By making abridgments from valuable manuscript contributed by George W. Tucker, of Calistoga, this narrative may be appropriately continued. Mr. Tucker's father and relatives had reached Johnson's Ranch on the twenty-fifth of October, 1846. They had been with the Donner Party until Fort Bridger was reached, and then took the Fort Hall road. Their journey had been full of dangers and difficulties, and reaching Johnson's Ranch, the first settlement on the west side of the Sierra, they determined to remain during the winter.

One evening, about the last of January, Mr. Tucker says a man was seen coming down Bear River, accompanied by an Indian. His haggard, forlorn look showed he was in great distress. When he reached us, he said he was of the Donner Party. He told briefly how the train had been caught in the snow east of the mountains, and was unable to get back or forward. He told how the fifteen had started, and that six beside himself were still alive. That the six were back in the mountains, almost starved. R. P. Tucker and three other men started at once with provisions, the Indian acting as guide. They reached them, fifteen miles back, some time during the night, and brought them in the next day. The names of the seven were W. H. Eddy, William Foster, Mrs. S. A. C. Foster, Mrs. H. F. Pike, Mrs. William McCutchen, Mrs. Sarah Fosdick, and Mary Graves. It had been thirty-two days since they left Donner Lake!

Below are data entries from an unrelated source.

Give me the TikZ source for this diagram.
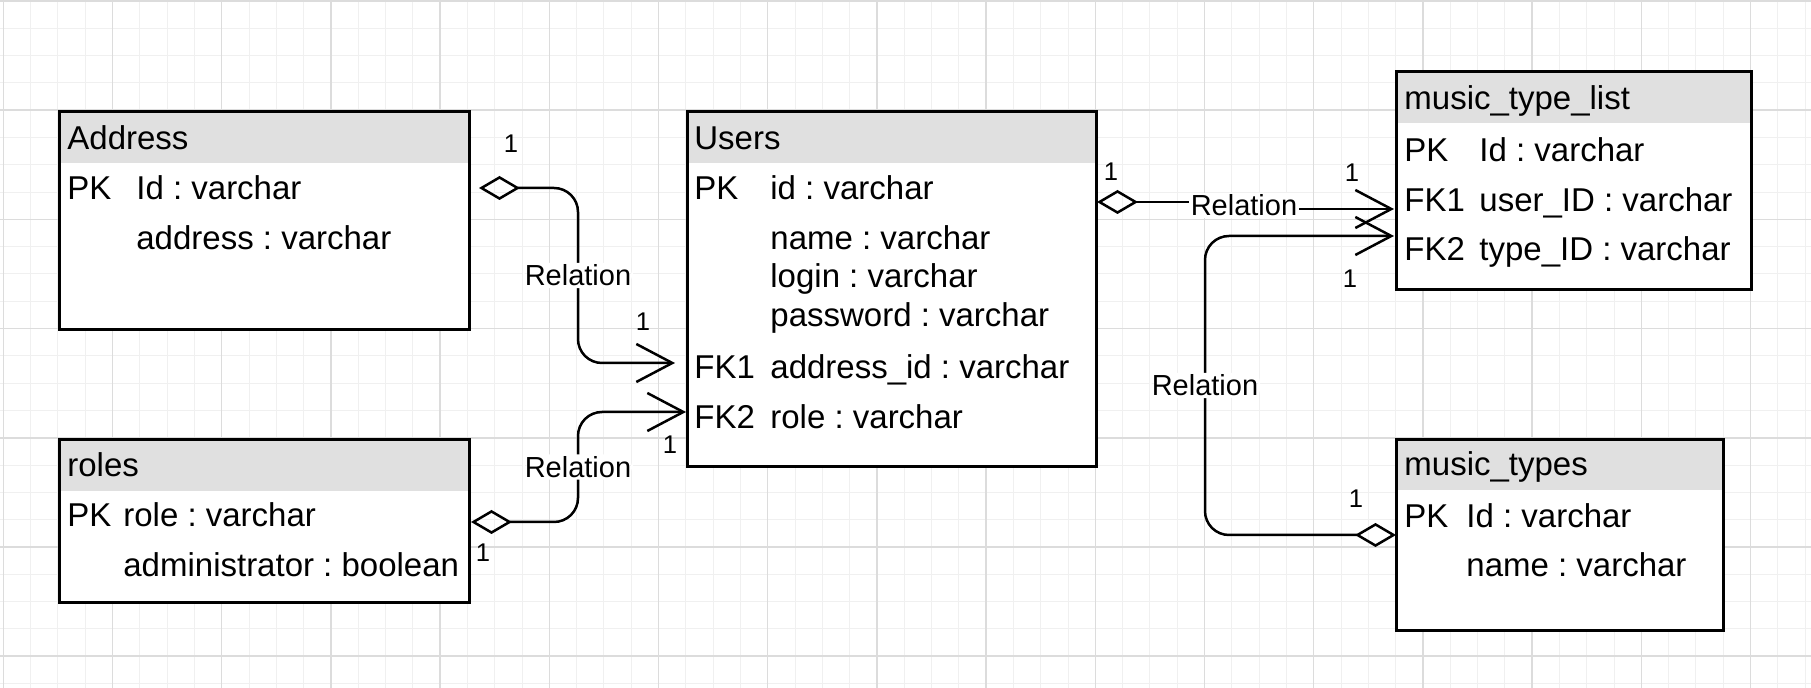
\documentclass[tikz,border=0pt]{standalone}
\usepackage{fontspec}
\setmainfont{Liberation Sans}
\usetikzlibrary{arrows.meta,fit}
\definecolor{gridmajor}{HTML}{DCDCDC}
\definecolor{gridminor}{HTML}{F0F0F0}
\definecolor{hdrgray}{HTML}{E0E0E0}
\frenchspacing
\begin{document}
\begin{tikzpicture}[x=0.5pt,y=-0.5pt,
  tbl/.style={draw=black,line width=1.5pt,fill=white,inner sep=0pt},
  hdr/.style={fill=hdrgray,inner sep=0pt},
  txt/.style={anchor=base west,inner sep=0pt,font=\fontsize{16.5pt}{19pt}\selectfont\frenchspacing},
  lbl/.style={fill=white,inner sep=1pt,font=\fontsize{14.5pt}{17pt}\selectfont},
  card/.style={inner sep=0pt,font=\fontsize{12.8pt}{15pt}\selectfont},
  rel/.style={line width=1.25pt,rounded corners=12pt,
    arrows={Diamond[open,length=20.5pt,width=12pt]-Straight Barb[length=18pt,width=19pt]}},
  gminor/.style={draw=gridminor,line width=0.5pt},
  gmajor/.style={draw=gridmajor,line width=0.75pt}
]
\useasboundingbox[fill=white] (0,0) rectangle (1811,688);
% grid
\foreach \i in {0,...,66}{\draw[gminor] ({3.3+27.3*\i},0) -- ({3.3+27.3*\i},688);}
\foreach \j in {0,...,25}{\draw[gminor] (0,{1+27.3*\j}) -- (1811,{1+27.3*\j});}
\foreach \i in {0,...,16}{\draw[gmajor] ({3.3+109.2*\i},0) -- ({3.3+109.2*\i},688);}
\foreach \j in {0,...,6}{\draw[gmajor] (0,{1+109.2*\j}) -- (1811,{1+109.2*\j});}

% ---- Address
\node[tbl,fit={(59,112)(469,330)}] (address) {};
\node[hdr,fit={(60.5,113.5)(467.5,163)}] (addressH) {};
\node[txt] (addressT) at (67,150) {Address};
\node[txt] (addressK1) at (67,200) {PK};
\node[txt] (addressA1) at (136,200) {Id : varchar};
\node[txt] (addressA2) at (136,250) {address : varchar};

% ---- roles
\node[tbl,fit={(59,440)(469,603)}] (roles) {};
\node[hdr,fit={(60.5,441.5)(467.5,491)}] (rolesH) {};
\node[txt] (rolesT) at (67,477) {roles};
\node[txt] (rolesK1) at (67,527) {PK};
\node[txt] (rolesA1) at (123,527) {role : varchar};
\node[txt] (rolesA2) at (123,577) {administrator : boolean};

% ---- Users
\node[tbl,fit={(687,112)(1096,467)}] (users) {};
\node[hdr,fit={(688.5,113.5)(1094.5,163)}] (usersH) {};
\node[txt] (usersT) at (694,150) {Users};
\node[txt] (usersK1) at (694,200) {PK};
\node[txt] (usersA1) at (770,200) {id : varchar};
\node[txt] (usersA2) at (770,250) {name : varchar};
\node[txt] (usersA3) at (770,288) {login : varchar};
\node[txt] (usersA4) at (770,327) {password : varchar};
\node[txt] (usersK2) at (694,379) {FK1};
\node[txt] (usersA5) at (770,379) {address\_id : varchar};
\node[txt] (usersK3) at (694,429) {FK2};
\node[txt] (usersA6) at (770,429) {role : varchar};

% ---- music_type_list
\node[tbl,fit={(1396,72)(1751,290)}] (mtl) {};
\node[hdr,fit={(1397.5,73.5)(1749.5,123)}] (mtlH) {};
\node[txt] (mtlT) at (1404,110) {music\_type\_list};
\node[txt] (mtlK1) at (1404,162) {PK};
\node[txt] (mtlA1) at (1479,162) {Id : varchar};
\node[txt] (mtlK2) at (1404,212) {FK1};
\node[txt] (mtlA2) at (1479,212) {user\_ID : varchar};
\node[txt] (mtlK3) at (1404,261) {FK2};
\node[txt] (mtlA3) at (1479,261) {type\_ID : varchar};

% ---- music_types
\node[tbl,fit={(1396,440)(1723,631)}] (mt) {};
\node[hdr,fit={(1397.5,441.5)(1721.5,490)}] (mtH) {};
\node[txt] (mtT) at (1404,476) {music\_types};
\node[txt] (mtK1) at (1404,528) {PK};
\node[txt] (mtA1) at (1466,528) {Id : varchar};
\node[txt] (mtA2) at (1466,577) {name : varchar};

% ---- ports
\coordinate (addrP) at (479,188);
\coordinate (usrFK1) at (675,363);
\coordinate (rolesP) at (471,522);
\coordinate (usrFK2) at (686,412);
\coordinate (usrP) at (1097,202);
\coordinate (mtlFK1) at (1394,209);
\coordinate (mtP) at (1396,535);
\coordinate (mtlFK2) at (1394,236);

% ---- connectors
\draw[rel] (addrP) -- (578,188) -- node[lbl] (relA) {Relation} (578,363) -- (usrFK1);
\draw[rel] (rolesP) -- (578,522) -- node[lbl] (relB) {Relation} (578,412) -- (usrFK2);
\draw[rel,sharp corners] (usrP) -- (1244,202) -- node[lbl] (relC) {Relation} (1244,209) -- (mtlFK1);
\draw[rel] (mtP) -- (1205,535) -- node[lbl] (relD) {Relation} (1205,236) -- (mtlFK2);

% ---- cardinalities
\node[card] (c1) at (511,144) {1};
\node[card] (c2) at (643,322) {1};
\node[card] (c3) at (483,553) {1};
\node[card] (c4) at (670,445) {1};
\node[card] (c5) at (1111,172) {1};
\node[card] (c6) at (1352,173) {1};
\node[card] (c7) at (1350,279) {1};
\node[card] (c8) at (1356,499) {1};
\end{tikzpicture}
\end{document}
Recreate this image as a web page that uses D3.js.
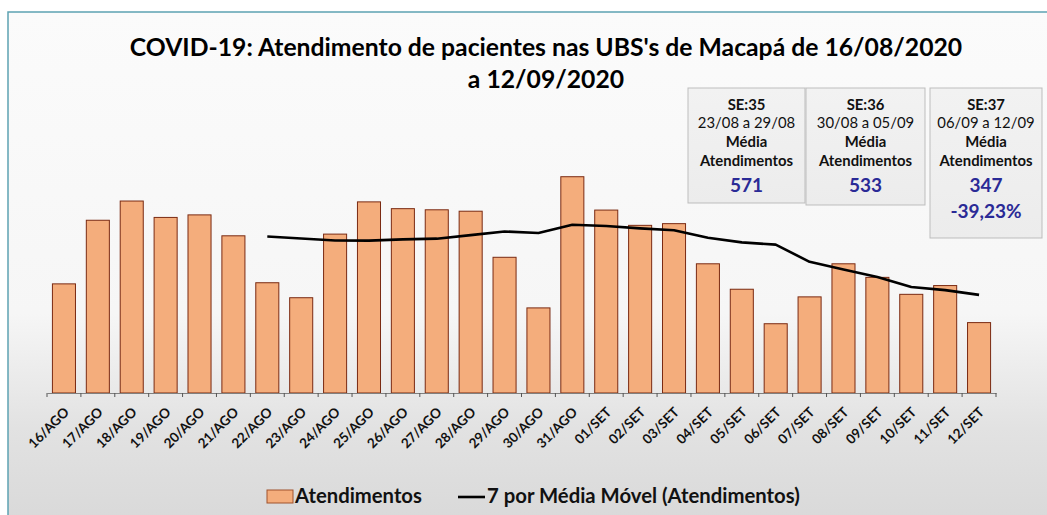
<!DOCTYPE html>
<html><head><meta charset="utf-8">
<script src="https://cdn.jsdelivr.net/npm/d3@7"></script>
<style>
html,body{margin:0;padding:0;background:#fff;}
svg{display:block;}
text{font-family:Lato,"Open Sans",sans-serif;}
</style></head>
<body><svg id="c" width="1047" height="515"></svg>
<script>
// ---- data ----
const categories = ["16/AGO","17/AGO","18/AGO","19/AGO","20/AGO","21/AGO","22/AGO","23/AGO","24/AGO","25/AGO","26/AGO","27/AGO","28/AGO","29/AGO","30/AGO","31/AGO","01/SET","02/SET","03/SET","04/SET","05/SET","06/SET","07/SET","08/SET","09/SET","10/SET","11/SET","12/SET"];
const atendimentos = [386,611,679,621,630,556,390,337,562,676,652,648,643,480,301,765,647,593,599,457,367,245,340,457,409,349,380,249];
const movingPeriod = 7;
const titleLines = ["COVID-19: Atendimento de pacientes nas UBS's de Macapá de 16/08/2020","a 12/09/2020"];
const weekLabels = ["SE:35","SE:36","SE:37"];
const weekRanges = ["23/08 a 29/08","30/08 a 05/09","06/09 a 12/09"];
const weekMeans = [571,533,347];
const weekChange = ["","","-39,23%"];
const legendLabels = ["Atendimentos","7 por Média Móvel (Atendimentos)"];

// moving average (trendline of the series, as in the spreadsheet)
const movAvg = atendimentos.map((v,i)=> i < movingPeriod-1 ? null : d3.mean(atendimentos.slice(i-movingPeriod+1,i+1)));

const svg = d3.select("#c");
const defs = svg.append("defs");
const g = defs.append("linearGradient").attr("id","bg").attr("x1",0).attr("y1",0).attr("x2",0).attr("y2",1);
g.append("stop").attr("offset","0%").attr("stop-color","#fbfbfb");
g.append("stop").attr("offset","58%").attr("stop-color","#f6f6f6");
g.append("stop").attr("offset","80%").attr("stop-color","#e2e2e2");
g.append("stop").attr("offset","100%").attr("stop-color","#d8d8d8");
const gb = defs.append("linearGradient").attr("id","boxbg").attr("x1",0).attr("y1",0).attr("x2",0).attr("y2",1);
gb.append("stop").attr("offset","0%").attr("stop-color","#f2f2f2");
gb.append("stop").attr("offset","100%").attr("stop-color","#ececec");

svg.append("rect").attr("width",1047).attr("height",515).attr("fill","#fff");
svg.append("rect").attr("x",8).attr("y",12).attr("width",1060).attr("height",520)
  .attr("fill","url(#bg)").attr("stroke","#5ea3b3").attr("stroke-width",1.5);

// scales
const x = d3.scaleBand().domain(categories).range([47,996]).paddingInner(0.32).paddingOuter(0.16);
const y = d3.scaleLinear().domain([0,900]).range([393,393-900/3.537]);

// bars
svg.append("g").selectAll("rect").data(atendimentos).join("rect")
  .attr("x",(d,i)=>x(categories[i]))
  .attr("y",d=>y(d))
  .attr("width",x.bandwidth())
  .attr("height",d=>y(0)-y(d))
  .attr("fill","#f4ad7c")
  .attr("stroke","#7a2a12").attr("stroke-width",1);

// axis
const axisG = svg.append("g").attr("transform",`translate(0,${y(0)})`);
axisG.call(d3.axisBottom(x).tickSize(0).tickPadding(0));
axisG.select(".domain").attr("stroke","#7f7f7f").attr("stroke-width",1.2);
const bounds = categories.map(c=>x(c)-x.step()*x.paddingInner()/2).concat([x(categories[categories.length-1])+x.bandwidth()+x.step()*x.paddingInner()/2]);
axisG.selectAll("line.bt").data(bounds).join("line").attr("class","bt")
  .attr("x1",d=>d).attr("x2",d=>d).attr("y1",0).attr("y2",4).attr("stroke","#555").attr("stroke-width",1);
axisG.selectAll(".tick text")
  .attr("font-size",13.5).attr("font-weight","bold").attr("fill","#111")
  .attr("text-anchor","end").attr("dy",0)
  .attr("transform","translate(6,20) rotate(-45)");

// moving average line
const line = d3.line().defined(d=>d!==null).x((d,i)=>x(categories[i])+x.bandwidth()/2).y(d=>y(d));
svg.append("path").datum(movAvg).attr("d",line).attr("fill","none").attr("stroke","#000").attr("stroke-width",2.6).attr("stroke-linejoin","round");

// title
function fitText(sel,target){ const w=sel.node().getComputedTextLength(); const fs=parseFloat(sel.attr("font-size")); sel.attr("font-size",fs*target/w); return fs*target/w; }
const t1 = svg.append("text").attr("x",546).attr("y",56).attr("text-anchor","middle").attr("font-size",24).attr("font-weight","bold").attr("fill","#000").text(titleLines[0]);
fitText(t1,833);
const t2 = svg.append("text").attr("x",546).attr("y",88).attr("text-anchor","middle").attr("font-size",t1.attr("font-size")).attr("font-weight","bold").attr("fill","#000").text(titleLines[1]);

// info boxes
const probe = svg.append("text").attr("font-size",12).attr("font-weight","bold").text("Atendimentos");
const smallFs = fitText(probe,93); probe.remove();
const boxGeom = [{x:688,y:88,w:117,h:115},{x:806,y:88,w:119,h:117},{x:930,y:88,w:112,h:150}];
boxGeom.forEach((b,i)=>{
  const gg = svg.append("g");
  gg.append("rect").attr("x",b.x).attr("y",b.y).attr("width",b.w).attr("height",b.h).attr("fill","url(#boxbg)").attr("stroke","#bdbdbd").attr("stroke-width",1);
  const cx = b.x+b.w/2;
  const rows = [
    {t:weekLabels[i],y:110,fs:smallFs,fw:"bold",c:"#111"},
    {t:weekRanges[i],y:128,fs:smallFs,fw:"normal",c:"#111"},
    {t:"Média",y:147,fs:smallFs,fw:"bold",c:"#111"},
    {t:"Atendimentos",y:166,fs:smallFs,fw:"bold",c:"#111"},
    {t:String(weekMeans[i]),y:192,fs:19,fw:"bold",c:"#2a2a96"}
  ];
  if(weekChange[i]) rows.push({t:weekChange[i],y:218,fs:19,fw:"bold",c:"#2a2a96"});
  rows.forEach(r=>gg.append("text").attr("x",cx).attr("y",r.y).attr("text-anchor","middle").attr("font-size",r.fs).attr("font-weight",r.fw).attr("fill",r.c).text(r.t));
});

// legend
svg.append("rect").attr("x",267).attr("y",490).attr("width",26).attr("height",13).attr("fill","#f4ad7c").attr("stroke","#a0522d").attr("stroke-width",1);
const l1 = svg.append("text").attr("x",295).attr("y",503).attr("font-size",16).attr("font-weight","bold").attr("fill","#111").text(legendLabels[0]);
fitText(l1,127);
svg.append("line").attr("x1",458).attr("x2",485).attr("y1",497).attr("y2",497).attr("stroke","#000").attr("stroke-width",2.6);
const l2 = svg.append("text").attr("x",487).attr("y",503).attr("font-size",16).attr("font-weight","bold").attr("fill","#111").text(legendLabels[1]);
fitText(l2,313);
</script></body></html>
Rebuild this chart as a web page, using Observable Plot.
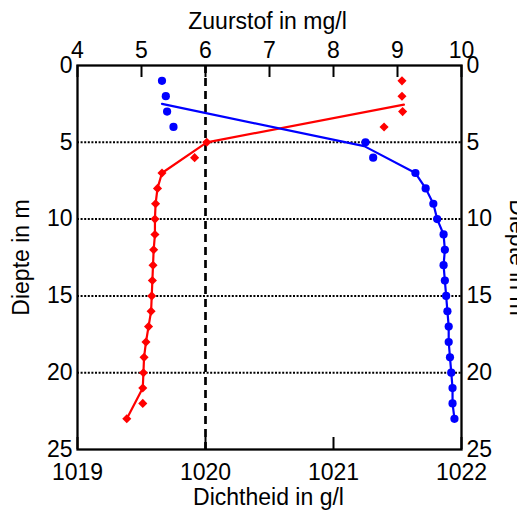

At Johnson's Ranch there were only three or four families of poor emigrants. Nothing could be done toward relieving those at Donner Lake until help could arrive from Sutter's Fort. A rainy winter had flooded Bear River, and rendered the Sacramento plains a vast quagmire. Yet one man volunteered to go to Sacramento with the tale of horror, and get men and provisions. This man was John Rhodes. Lashing two pine logs together with rawhides, and forming a raft, John Rhodes was ferried over Bear River. Taking his shoes in his hands, and rolling his pants up above his knees, he started on foot through water that frequently was from one to three feet deep. Some time during the night he reached the Fort.